On pourrait presque faire la même remarque à propos du centenaire de la naissance du Dr Albert Schweitzer, célébré surtout en Alsace et en Allemagne, qui, pour les uns, demeure le grand docteur blanc et, pour les autres, presque l'image de l'hérésie colonialiste.

Dans ce contexte très tendu mais schématiquement retracé, il est toujours regrettable de perdre des hommes capables de bâtir des ponts de dialogue et de réconciliation comme le fut le pasteur Henry Bruston, enlevé au protestantisme (7 janvier 1975). En fait, cette dualité entre théologie explicite et théologie inductive, entre neutralité politique et engagement politique, s'est vérifiée dans toutes les assemblées protestantes : aussi bien au Congrès international pour l'évangélisation mondiale tenu à Lausanne (21 juillet 1974) par les évangéliques conservateurs où, cependant, une tendance s'est fait jour dans le Message final pour que l'Évangile ne soit plus prêché sans une réelle connaissance de la situation socio-politique des peuples ; aussi bien à l'Assemblée des Églises européennes, dite « de Nyborg », tenue à Engelberg, en Suisse (novembre 1974), avec pour thème central : pratiquer la Parole, qu'aux divers synodes nationaux, dont le Synode de l'Église réformée de France (Martigues, juin 1975), consacré lui aussi à la transmission de l'Évangile, ou même à l'intronisation du Dr Coggan, successeur du Dr Ramsey comme nouvel archevêque de Canterbury et primat de la Communion anglicane (24 janvier 1975).

Nyborg

La Conférence des Églises européennes dite de Nyborg (du nom de la première réunion au Danemark) rassemble les Églises orthodoxes et protestantes de l'Europe de l'Est et de l'Ouest ; des observateurs catholiques y participent. Le Dr André Appel, élu président de l'Église luthérienne d'Alsace et de Lorraine (juin 1974), a été également élu président de la Conférence des Églises européennes en septembre 1974.

Identité

On comprend que, dans une situation aussi nouvelle, le protestantisme cherche à retrouver son identité propre. Il réagit d'ailleurs comme les autres confessions chrétiennes (ou même les religions non chrétiennes).

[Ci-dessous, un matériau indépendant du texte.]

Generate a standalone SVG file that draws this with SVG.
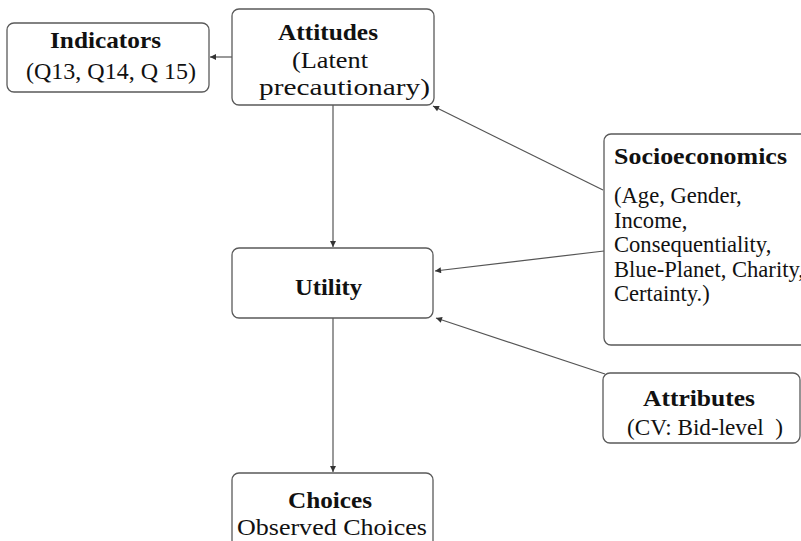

Cette recherche est paradoxalement une conséquence de l'œcuménisme, car vouloir s'unir aux autres ne peut aboutir qu'à se découvrir soi-même. Ce n'est pas une démarche antiœcuménique, mais une nécessité, comme pour tout mariage durable ! Le meilleur exemple (mais non le seul) est assurément le thème arrêté pour la XVe Assemblée triennale de la Fédération protestante de France (prévue pour novembre 1975) : situation et vocation du protestantisme dans la société française actuelle.

Tous les risques sont possibles avec un tel sujet, à l'étude dans toutes les communautés locales françaises : risques de triomphalisme pour le passé, de défaitisme pour le présent, de narcissisme, d'intellectualisme, etc.

Il n'empêche que ce thème s'est imposé non seulement en raison de la grande mutation de cette époque, mais (conséquence) des nouvelles formes de division.

La même préoccupation s'est imposée aux séminaires et colloques qui ont suivi la Conférence des Églises de toute l'Afrique (CETA, mai 1974), la Conférence des Églises européennes ou les manifestations semblables d'Asie, d'Amérique latine où, contrairement à l'Afrique, l'accent est mis sur ce qu'on nomme « la théologie de la révolution », c'est-à-dire de la libération des opprimés.

Éthique

C'est au niveau des affirmations éthiques que le protestantisme a le mieux établi cette identité et même une certaine unité pluraliste. L'enseignement biblique demeure la base d'une éthique en mouvement pour l'ensemble du protestantisme.

C'est ainsi qu'à propos de débats parlementaires sur la législation de l'interruption de grossesse (France, Allemagne, Autriche, Grande-Bretagne, États-Unis, etc.), sur la contraception (Afrique, Amérique latine...), sur le divorce (Italie, France, Suisse), sur la pastorale des homophiles, sur l'éthique conjugale ou les relations sexuelles libres, etc., le protestantisme est apparu partout comme très différent de l'éthique catholique, orthodoxe, juive ou musulmane.